Requirement »
Take the lines from the head of the listing through the one bearing "var yMin = 0, yMax = 160000;" and copy them exactly, leaving every picture out.

Data provided »
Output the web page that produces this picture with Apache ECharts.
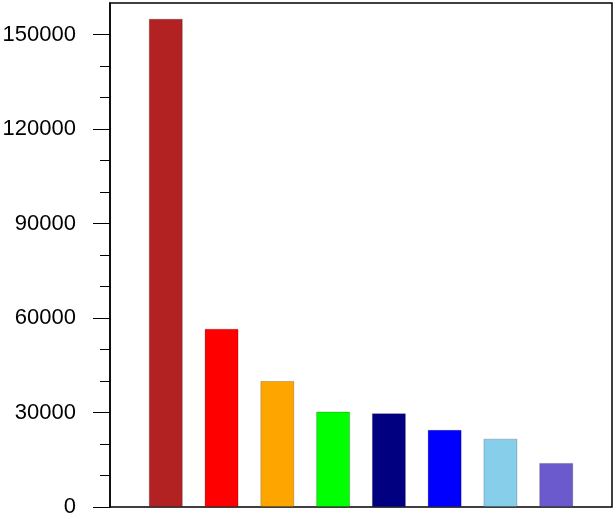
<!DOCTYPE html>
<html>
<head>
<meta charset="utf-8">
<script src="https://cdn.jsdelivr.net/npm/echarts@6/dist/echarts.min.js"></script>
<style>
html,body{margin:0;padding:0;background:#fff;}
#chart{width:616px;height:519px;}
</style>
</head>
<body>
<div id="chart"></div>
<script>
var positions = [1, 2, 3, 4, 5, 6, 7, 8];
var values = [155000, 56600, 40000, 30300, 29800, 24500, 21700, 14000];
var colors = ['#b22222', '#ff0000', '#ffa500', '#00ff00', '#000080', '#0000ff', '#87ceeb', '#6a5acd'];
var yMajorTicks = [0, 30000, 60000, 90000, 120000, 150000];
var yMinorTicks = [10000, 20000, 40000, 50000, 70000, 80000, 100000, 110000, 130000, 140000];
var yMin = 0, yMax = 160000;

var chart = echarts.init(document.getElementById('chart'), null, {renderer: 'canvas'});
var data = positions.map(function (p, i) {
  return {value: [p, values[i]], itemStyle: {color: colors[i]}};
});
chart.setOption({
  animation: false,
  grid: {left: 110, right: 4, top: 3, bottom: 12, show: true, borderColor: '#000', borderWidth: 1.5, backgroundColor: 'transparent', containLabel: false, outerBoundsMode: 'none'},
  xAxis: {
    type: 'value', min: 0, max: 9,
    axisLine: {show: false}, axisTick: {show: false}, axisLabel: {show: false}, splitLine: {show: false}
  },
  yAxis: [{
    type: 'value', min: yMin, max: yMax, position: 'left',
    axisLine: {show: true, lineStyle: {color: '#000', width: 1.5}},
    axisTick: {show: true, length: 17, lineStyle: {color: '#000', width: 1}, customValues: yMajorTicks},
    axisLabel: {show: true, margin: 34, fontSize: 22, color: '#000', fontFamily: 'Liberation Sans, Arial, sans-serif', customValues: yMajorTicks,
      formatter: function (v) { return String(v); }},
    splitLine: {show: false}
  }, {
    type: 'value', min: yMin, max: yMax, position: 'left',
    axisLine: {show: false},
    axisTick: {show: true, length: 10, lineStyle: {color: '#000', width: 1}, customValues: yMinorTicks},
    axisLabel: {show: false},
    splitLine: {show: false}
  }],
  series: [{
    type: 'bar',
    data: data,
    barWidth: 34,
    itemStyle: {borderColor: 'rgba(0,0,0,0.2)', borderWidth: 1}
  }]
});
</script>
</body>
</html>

Complete response »
Output the web page that produces this picture with Apache ECharts.
<!DOCTYPE html>
<html>
<head>
<meta charset="utf-8">
<script src="https://cdn.jsdelivr.net/npm/echarts@6/dist/echarts.min.js"></script>
<style>
html,body{margin:0;padding:0;background:#fff;}
#chart{width:616px;height:519px;}
</style>
</head>
<body>
<div id="chart"></div>
<script>
var positions = [1, 2, 3, 4, 5, 6, 7, 8];
var values = [155000, 56600, 40000, 30300, 29800, 24500, 21700, 14000];
var colors = ['#b22222', '#ff0000', '#ffa500', '#00ff00', '#000080', '#0000ff', '#87ceeb', '#6a5acd'];
var yMajorTicks = [0, 30000, 60000, 90000, 120000, 150000];
var yMinorTicks = [10000, 20000, 40000, 50000, 70000, 80000, 100000, 110000, 130000, 140000];
var yMin = 0, yMax = 160000;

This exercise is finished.